You’re blogging consistently (at least once a week, although more is better). In addition, you’re determined not to give up (most blogs die by about two months of their beginnings*).
As you work to grow your blog’s following, are you making the following mistakes, what we call the Big Three?
Read on the three blogging mistakes we feel are the biggest an individual or company can make when it comes to a business/corporate blog.
1. Neglecting to Create an E-Mail List
This can come about for, basically, one of two reasons:
- You don’t allow people who read your blog to subscribe to it via Real Simple Syndication (RSS), and
- You then don’t collect those subscribers’ e-mail addresses and send them newsletters via e-mail via such services as Aweber, MailChimp, Constant Contact, or some other newsletter subscription service.
This is important because creating a list from the get-go allows you to keep in contact with your blog’s subscribers by sending them news about your company’s offerings (sales, new products/services, etc.). Your list allows you to send out regular newsletters to subscribers, as well as announcements on new servces/products, mergers, company news, etc.
2. Believing That You Have Nothing to Say
Many businesses believe this. Not at the beginning, perhaps, but within a few weeks or months of starting their blogging efforts. This is why it’s critical that you put together a blogging schedule of topics for at least three to six months before you even start blogging (or very soon afterwards). Doing so will help you keep blogging after the inevitable “rush” of starting your blogging efforts declines.
Blogging is work. Never forget that. As you gain followers you’ll need to reply to comments, delete spam, and so on. You’ll have to research your topics. You’ll need to come up with new topics (comments from your blog’s readers can help you with that).
You will find people who unsubscribe from your feed. You will receive negative comments (we’re not talking about the nasty trolls, but the relatively thoughtful comments from your readers who disagree with your stance). These are natural and you shouldn’t take it to mean that no one’s interested in what you have to say.
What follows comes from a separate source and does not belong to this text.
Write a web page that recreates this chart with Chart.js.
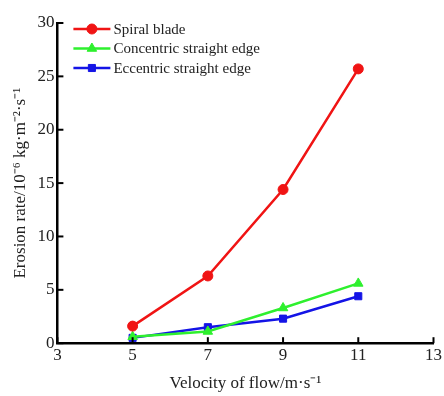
<!DOCTYPE html>
<html>
<head>
<meta charset="utf-8">
<script src="https://cdn.jsdelivr.net/npm/chart.js@4"></script>
<style>
  html, body { margin: 0; padding: 0; background: #fff; }
  #wrap { width: 444px; height: 396px; }
</style>
</head>
<body>
<div id="wrap"><canvas id="erosionChart"></canvas></div>
<script>
// flow velocity (m/s) and erosion rate (10^-6 kg/m2/s) per blade type
const velocity = [5, 7, 9, 11];
const spiralBlade = [1.6, 6.3, 14.4, 25.7];
const concentricEdge = [0.6, 1.1, 3.3, 5.6];
const eccentricEdge = [0.5, 1.5, 2.3, 4.4];
const seriesNames = ["Spiral blade", "Concentric straight edge", "Eccentric straight edge"];

const FONT = "'Liberation Serif', 'Times New Roman', serif";

function toPoints(ys) {
  return velocity.map((x, i) => ({ x: x, y: ys[i] }));
}

function series(label, data, color, style) {
  return {
    label: label,
    data: toPoints(data),
    borderColor: color,
    backgroundColor: color,
    borderWidth: 2.5,
    pointStyle: style,
    pointRadius: style === 'triangle' ? 5.5 : 5,
    pointBorderWidth: 1,
    tension: 0
  };
}

// inward tick marks on both axes
const innerTicks = {
  id: 'innerTicks',
  afterDraw(chart) {
    const ctx = chart.ctx;
    const xs = chart.scales.x, ys = chart.scales.y;
    const area = chart.chartArea;
    ctx.save();
    ctx.strokeStyle = '#000';
    ctx.lineWidth = 2;
    xs.ticks.forEach(t => {
      const px = xs.getPixelForValue(t.value);
      ctx.beginPath();
      ctx.moveTo(px, area.bottom);
      ctx.lineTo(px, area.bottom - 6);
      ctx.stroke();
    });
    ys.ticks.forEach(t => {
      const py = ys.getPixelForValue(t.value);
      ctx.beginPath();
      ctx.moveTo(area.left, py);
      ctx.lineTo(area.left + 6, py);
      ctx.stroke();
    });
    ctx.restore();
  }
};

// legend drawn as line + marker, top left inside the plot
const lineLegend = {
  id: 'lineLegend',
  afterDraw(chart) {
    const ctx = chart.ctx;
    const area = chart.chartArea;
    const x0 = area.left + 16, len = 37, gap = 3;
    ctx.save();
    ctx.font = '15px ' + FONT;
    ctx.textBaseline = 'middle';
    chart.data.datasets.forEach((ds, i) => {
      const y = area.top + 6 + i * 19.5;
      ctx.strokeStyle = ds.borderColor;
      ctx.fillStyle = ds.borderColor;
      ctx.lineWidth = 2.5;
      ctx.beginPath();
      ctx.moveTo(x0, y);
      ctx.lineTo(x0 + len, y);
      ctx.stroke();
      ctx.lineWidth = 1;
      Chart.helpers.drawPoint(ctx, {
        pointStyle: ds.pointStyle,
        radius: ds.pointRadius,
        borderWidth: 1,
        rotation: 0
      }, x0 + len / 2, y);
      ctx.fillStyle = '#222';
      ctx.fillText(ds.label, x0 + len + gap, y + 1);
    });
    ctx.restore();
  }
};

new Chart('erosionChart', {
  type: 'line',
  data: {
    datasets: [
      series(seriesNames[0], spiralBlade, '#f01414', 'circle'),
      series(seriesNames[1], concentricEdge, '#2ef02e', 'triangle'),
      series(seriesNames[2], eccentricEdge, '#1414e6', 'rect')
    ]
  },
  plugins: [innerTicks, lineLegend],
  options: {
    responsive: true,
    maintainAspectRatio: false,
    animation: false,
    layout: { padding: { top: 23, right: 10, left: 10, bottom: 2 } },
    plugins: {
      legend: { display: false },
      tooltip: { enabled: false }
    },
    scales: {
      x: {
        type: 'linear',
        min: 3,
        max: 13,
        ticks: { stepSize: 2, color: '#222', font: { family: FONT, size: 17 }, padding: 2 },
        grid: { display: false, drawTicks: false },
        border: { color: '#000', width: 2.5 },
        title: {
          display: true,
          text: 'Velocity of flow/m·s⁻¹',
          color: '#222',
          font: { family: FONT, size: 17 },
          padding: { top: 6, bottom: 0 }
        }
      },
      y: {
        min: 0,
        max: 30,
        ticks: { stepSize: 5, color: '#222', font: { family: FONT, size: 17 }, padding: 3 },
        grid: { display: false, drawTicks: false },
        border: { color: '#000', width: 2.5 },
        title: {
          display: true,
          text: 'Erosion rate/10⁻⁶ kg·m⁻²·s⁻¹',
          color: '#222',
          font: { family: FONT, size: 17 },
          padding: { top: 0, bottom: 4 }
        }
      }
    }
  }
});
</script>
</body>
</html>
There are people who definitely want to read your blog. They enjoy your voice and they’re interested in your topic(s). Keep blogging!
3. Not Including Citable Facts in Your Posts
Blogging will help you (or company) become known as a thought leader. You’ll become known for your expertise.
But all experts back up what they have to say with facts from other experts. They do so by:
- Quoting and naming the experts and/or
- Offering a link on their blog to the webpage from the reliable source/expert.
(Check the * asterisk below – from our blogging statistics mentioned at the top of this blog post – for examples).
*Wikipedia reports that more than 172 million blogs have “been reported” to exist around the world and that more than 1 million posts go live each day.
Way back in 2006, Caslon Analytics reported that most blogs (a whopping 60 to 80 percent) are “abandoned within one month.”. We believe this statistic holds true today.